Sergeant Major of the Army Michael Grinston is a little sick of everyone claiming that the Army is getting soft on new infantry soldiers.
The service announced last month that it was ditching the drill sergeant “shark attack” at Fort Benning, Georgia, for a different approach — one which some worried was a bit too “gentle” for the Army.
So Grinston went right to the source and visited Fort Benning on Friday to see the new training in action.
“How ‘easy’ does this look?” Grinston tweeted:
More from the First 100 Yards. How “easy” does this look? https://t.co/5I09xpYUNW— Michael A. Grinston (@16thSMA) October 23, 2020
Grinston touched on the issue last week at the Association of the U.S. Army’s annual conference when he was asked during an event how the Army will “continue to provide ready soldiers and not ‘soft soldiers'” by getting rid of the shark attack.
“I don’t think we’re building soft soldiers,” he said at the time. “Instead of screaming at them and they go ‘I don’t know what you’re talking about,’ we’re going to bring them in and tell them what it means to be on a disciplined, fit, cohesive team … it’s just a better way to do it, and then you don’t have to confuse anybody by sitting there yelling at them something that they actually don’t know.”
In a video posted to Twitter on Friday, Grinston said there have been “a lot of questions” on the new event, claiming that the Army is “getting kinder, and gentler.”
“Well, it doesn’t feel like it,” he said before asking a drill sergeant if he thinks the new training is “easier or harder” for the recruits.
“I think it’s a lot harder, actually,” the drill sergeant answered.
I’ve heard a lot of chatter here about basic training becoming kinder…at the Infantry School, we are using the “First 100 Yards” starts with trust and builds a foundation for the rest of the Soldiers’ lives. https://t.co/GiK1KqTllJ— Michael A. Grinston (@16thSMA) October 23, 2020
Grinston watched as the recruits went through the five phases of the new ‘First 100 Yards,’ which includes “a mock battlefield re-supply mission, physical fitness tasks, and a demonstration of the weapons, equipment, and methods infantry soldiers use in combat,” according to an Army press release.
“Coming to the end of Phase 2 almost a full hour of non-stop training…let’s ask the Privates if this is ‘kind’ …” Grinston tweeted.

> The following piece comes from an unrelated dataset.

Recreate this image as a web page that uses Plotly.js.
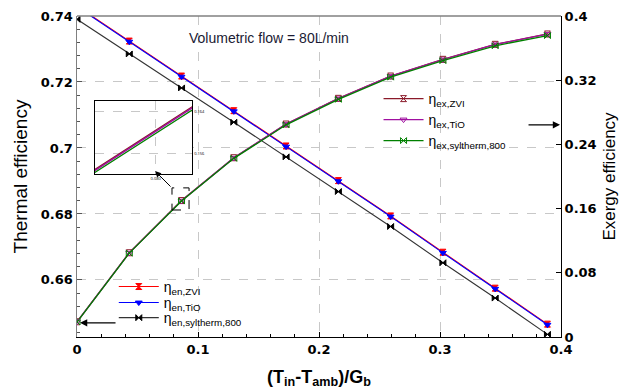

Coming to the end of Phase 2 almost a full hour of non-stop training…let’s ask the Privates if this is “kind” … https://t.co/GuLfEmjJUE— Michael A. Grinston (@16thSMA) October 23, 2020
Fort Benning Command Sgt. Maj. Robert Fortenberry said in an Army press release last month that the shark attack created “a chaotic environment” which betrayed “the innate trust between teammates and worse, betrays the crucial bond of trust with our leaders.”
But the new approach, Grinston said, feeds into his “This is My Squad” initiative, which is all about building cohesive teams that look out for one another.
“It really fits in when I’m saying, and the whole Army is saying this is my squad — we’re building that, right from the first day going right into basic training,” he said on Friday.
In another video, Grinston showed recruits practicing the leg tuck portion of the Army Combat Fitness Test, which has been identified as one of the hardest parts of the new fitness requirements.
“While competing as a squad — these trainees are already learning an important lesson: during the next 22 weeks, they’ll need EACH OTHER to make it through,” Grinston tweeted. “Motivation is key.”
While competing as a Squad – these trainees are already learning an important lesson: during the next 22 weeks, they’ll need EACH OTHER to make it through. Motivation is key. pic.twitter.com/MbBFRSXhp4— Michael A. Grinston (@16thSMA) October 23, 2020
Still not convinced? Grinston is happy to point you to the nearest recruiting station to find out for yourself.